As in Taylor, the issue here is not which property the parties intended to encumber, but whether a prospective purchaser would be required to conduct further inquiry. On its face, the DOT contained the correct street address and tax identification number of the Property. The fact that the legal description purported to encumber Lewis's property as well as a portion of another's property does not render Chase's mortgage ineffective as to Lewis's property. At most, a prospective purchaser would think that the mortgage covered more property than it actually covered. There was sufficient information on the face of the DOT to put a prospective purchaser on inquiry notice of Chase's mortgage.
Apart from the foregoing, the legal description in the DOT is sufficient to have created a lien on the Property regardless of its overbreadth.
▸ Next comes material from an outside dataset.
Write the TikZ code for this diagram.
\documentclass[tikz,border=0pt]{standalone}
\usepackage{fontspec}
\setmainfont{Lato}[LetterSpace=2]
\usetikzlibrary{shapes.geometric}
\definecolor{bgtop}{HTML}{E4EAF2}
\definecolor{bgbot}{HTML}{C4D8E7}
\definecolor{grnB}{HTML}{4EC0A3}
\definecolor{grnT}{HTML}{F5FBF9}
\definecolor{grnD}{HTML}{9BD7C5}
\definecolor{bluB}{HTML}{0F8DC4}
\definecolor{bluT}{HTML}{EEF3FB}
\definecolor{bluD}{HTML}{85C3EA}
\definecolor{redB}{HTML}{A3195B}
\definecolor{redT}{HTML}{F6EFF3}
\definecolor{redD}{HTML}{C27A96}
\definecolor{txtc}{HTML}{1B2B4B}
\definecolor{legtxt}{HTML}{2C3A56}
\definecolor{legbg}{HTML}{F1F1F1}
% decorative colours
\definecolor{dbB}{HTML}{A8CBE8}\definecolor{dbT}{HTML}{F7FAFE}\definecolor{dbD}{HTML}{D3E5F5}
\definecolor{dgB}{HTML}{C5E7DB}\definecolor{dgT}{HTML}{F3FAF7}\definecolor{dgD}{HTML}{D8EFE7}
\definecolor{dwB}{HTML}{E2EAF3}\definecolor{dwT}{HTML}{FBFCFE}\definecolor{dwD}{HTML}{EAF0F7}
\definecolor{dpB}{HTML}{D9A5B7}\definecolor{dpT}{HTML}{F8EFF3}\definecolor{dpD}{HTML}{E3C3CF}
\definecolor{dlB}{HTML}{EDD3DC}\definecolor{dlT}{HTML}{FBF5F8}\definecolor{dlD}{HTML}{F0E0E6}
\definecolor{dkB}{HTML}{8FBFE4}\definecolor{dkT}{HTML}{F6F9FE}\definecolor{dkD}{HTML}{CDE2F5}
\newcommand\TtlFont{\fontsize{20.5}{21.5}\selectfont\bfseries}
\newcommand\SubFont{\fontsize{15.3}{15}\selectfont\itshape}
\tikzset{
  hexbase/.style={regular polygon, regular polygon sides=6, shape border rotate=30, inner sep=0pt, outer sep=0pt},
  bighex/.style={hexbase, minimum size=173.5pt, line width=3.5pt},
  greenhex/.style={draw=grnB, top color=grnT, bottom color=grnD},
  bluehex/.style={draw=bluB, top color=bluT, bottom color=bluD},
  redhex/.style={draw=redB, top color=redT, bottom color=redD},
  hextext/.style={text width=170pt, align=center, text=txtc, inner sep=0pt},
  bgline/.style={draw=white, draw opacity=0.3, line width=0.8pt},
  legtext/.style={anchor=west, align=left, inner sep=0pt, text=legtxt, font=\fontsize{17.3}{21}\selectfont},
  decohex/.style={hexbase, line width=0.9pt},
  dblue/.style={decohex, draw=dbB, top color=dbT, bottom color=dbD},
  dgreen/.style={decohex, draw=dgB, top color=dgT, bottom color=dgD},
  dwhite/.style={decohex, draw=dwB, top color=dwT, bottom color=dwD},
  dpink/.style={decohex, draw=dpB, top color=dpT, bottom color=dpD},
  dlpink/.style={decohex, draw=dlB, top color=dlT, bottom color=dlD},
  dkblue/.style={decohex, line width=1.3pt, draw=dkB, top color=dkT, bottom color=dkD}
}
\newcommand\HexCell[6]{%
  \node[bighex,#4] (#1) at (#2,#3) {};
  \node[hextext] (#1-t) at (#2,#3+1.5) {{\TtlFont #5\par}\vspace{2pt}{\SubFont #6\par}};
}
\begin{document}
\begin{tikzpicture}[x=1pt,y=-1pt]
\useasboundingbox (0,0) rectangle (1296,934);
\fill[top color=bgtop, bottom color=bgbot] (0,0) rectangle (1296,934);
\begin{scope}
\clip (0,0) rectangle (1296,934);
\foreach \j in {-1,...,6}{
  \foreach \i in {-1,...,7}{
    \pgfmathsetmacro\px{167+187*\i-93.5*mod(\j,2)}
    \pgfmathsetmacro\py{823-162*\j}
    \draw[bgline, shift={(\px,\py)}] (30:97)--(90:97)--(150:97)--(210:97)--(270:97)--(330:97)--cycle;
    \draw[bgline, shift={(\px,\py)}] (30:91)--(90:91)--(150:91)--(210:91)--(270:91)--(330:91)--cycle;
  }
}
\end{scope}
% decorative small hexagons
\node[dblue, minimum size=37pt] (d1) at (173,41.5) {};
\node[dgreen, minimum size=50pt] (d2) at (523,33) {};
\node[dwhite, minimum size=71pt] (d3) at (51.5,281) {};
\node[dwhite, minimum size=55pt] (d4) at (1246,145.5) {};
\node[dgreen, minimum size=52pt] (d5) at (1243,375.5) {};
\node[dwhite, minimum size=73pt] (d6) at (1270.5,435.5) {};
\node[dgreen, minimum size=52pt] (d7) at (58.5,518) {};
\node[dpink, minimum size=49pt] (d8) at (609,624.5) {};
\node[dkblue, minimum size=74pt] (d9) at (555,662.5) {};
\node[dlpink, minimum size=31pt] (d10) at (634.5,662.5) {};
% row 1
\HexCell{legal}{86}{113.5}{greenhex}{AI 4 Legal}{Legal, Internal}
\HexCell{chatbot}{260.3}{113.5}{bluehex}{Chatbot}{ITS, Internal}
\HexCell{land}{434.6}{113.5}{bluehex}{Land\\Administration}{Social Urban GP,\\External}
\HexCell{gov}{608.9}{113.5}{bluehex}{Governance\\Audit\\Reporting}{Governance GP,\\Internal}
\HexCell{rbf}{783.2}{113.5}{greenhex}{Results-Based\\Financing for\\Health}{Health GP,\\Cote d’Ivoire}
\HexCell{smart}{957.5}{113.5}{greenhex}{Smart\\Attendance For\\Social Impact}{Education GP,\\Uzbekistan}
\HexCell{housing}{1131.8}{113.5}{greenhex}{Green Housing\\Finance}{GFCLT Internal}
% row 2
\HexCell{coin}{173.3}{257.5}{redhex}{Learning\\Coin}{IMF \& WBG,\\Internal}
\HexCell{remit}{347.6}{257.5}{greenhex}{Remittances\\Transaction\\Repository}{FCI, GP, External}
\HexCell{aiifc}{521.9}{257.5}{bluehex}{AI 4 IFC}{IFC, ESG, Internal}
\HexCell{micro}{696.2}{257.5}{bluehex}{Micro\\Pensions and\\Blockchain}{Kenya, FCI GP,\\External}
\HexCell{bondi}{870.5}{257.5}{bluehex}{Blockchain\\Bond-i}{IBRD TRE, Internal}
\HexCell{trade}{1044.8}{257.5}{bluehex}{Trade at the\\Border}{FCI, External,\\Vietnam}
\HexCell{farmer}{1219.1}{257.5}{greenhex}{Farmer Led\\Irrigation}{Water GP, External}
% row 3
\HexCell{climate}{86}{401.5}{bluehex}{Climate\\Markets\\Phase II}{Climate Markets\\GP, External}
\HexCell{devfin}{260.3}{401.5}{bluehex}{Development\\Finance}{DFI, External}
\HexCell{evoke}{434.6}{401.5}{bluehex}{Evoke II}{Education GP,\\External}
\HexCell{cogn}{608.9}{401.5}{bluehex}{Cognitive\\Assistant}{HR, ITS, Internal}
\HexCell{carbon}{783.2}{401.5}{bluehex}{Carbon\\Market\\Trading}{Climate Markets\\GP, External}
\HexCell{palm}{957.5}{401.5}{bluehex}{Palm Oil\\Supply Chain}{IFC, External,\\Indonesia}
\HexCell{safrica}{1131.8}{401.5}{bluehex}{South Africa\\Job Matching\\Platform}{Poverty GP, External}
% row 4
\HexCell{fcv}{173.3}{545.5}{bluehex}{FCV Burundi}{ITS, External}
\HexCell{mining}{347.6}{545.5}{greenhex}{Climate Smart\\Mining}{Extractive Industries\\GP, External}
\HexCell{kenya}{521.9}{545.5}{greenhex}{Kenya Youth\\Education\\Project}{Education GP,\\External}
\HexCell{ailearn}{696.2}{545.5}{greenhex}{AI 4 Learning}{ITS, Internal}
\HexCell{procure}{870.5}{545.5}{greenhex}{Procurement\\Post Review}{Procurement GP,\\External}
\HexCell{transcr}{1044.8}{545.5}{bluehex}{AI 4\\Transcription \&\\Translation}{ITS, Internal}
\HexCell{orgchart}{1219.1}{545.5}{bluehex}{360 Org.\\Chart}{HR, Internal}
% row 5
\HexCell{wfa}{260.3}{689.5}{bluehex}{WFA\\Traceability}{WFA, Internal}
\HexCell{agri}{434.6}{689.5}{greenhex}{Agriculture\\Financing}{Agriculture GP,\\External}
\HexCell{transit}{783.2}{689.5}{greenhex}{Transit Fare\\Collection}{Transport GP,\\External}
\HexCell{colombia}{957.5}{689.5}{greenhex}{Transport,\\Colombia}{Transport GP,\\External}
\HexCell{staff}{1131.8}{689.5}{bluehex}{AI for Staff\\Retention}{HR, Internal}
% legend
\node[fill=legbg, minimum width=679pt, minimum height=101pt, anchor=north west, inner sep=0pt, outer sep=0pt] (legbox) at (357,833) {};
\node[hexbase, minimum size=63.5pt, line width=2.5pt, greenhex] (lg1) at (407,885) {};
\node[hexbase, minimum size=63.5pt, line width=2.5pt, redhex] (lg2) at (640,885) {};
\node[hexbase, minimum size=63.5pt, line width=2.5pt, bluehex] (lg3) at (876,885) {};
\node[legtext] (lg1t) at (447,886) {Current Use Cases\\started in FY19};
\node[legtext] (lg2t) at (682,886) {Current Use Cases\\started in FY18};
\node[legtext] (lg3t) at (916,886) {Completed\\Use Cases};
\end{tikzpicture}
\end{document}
The determinative factor in deciding whether a legal description creates a valid lien on real property is whether it is sufficient to identify the encumbered property. Griffin v. United Bank of Denver, 599 P.2d 866, 868 (Colo. 1979); Cary Hardware Co. v. McCarty, 50 P. 744, 749 (Colo. App. 1897) (finding that a lien should not fail solely because too large a tract of land was described and no innocent party had been misled or prejudiced).
As explained above, the description in the DOT was sufficient to identify the Property. Although overbroad, the metes and bounds included the Property and the parties obviously understood what property was to be encumbered when they included the correct street address in the DOT. Furthermore, there is no allegation that any innocent party was misled or prejudiced by the description of the Property. Lewis certainly knew that he was signing a mortgage on his Property when he obtained a loan.
CONCLUSION
The Complaint is therefore without any possible merit. For the foregoing reasons, Lewis's Adversary Complaint will be dismissed with prejudice.
Dated this 22th day of September, 2010.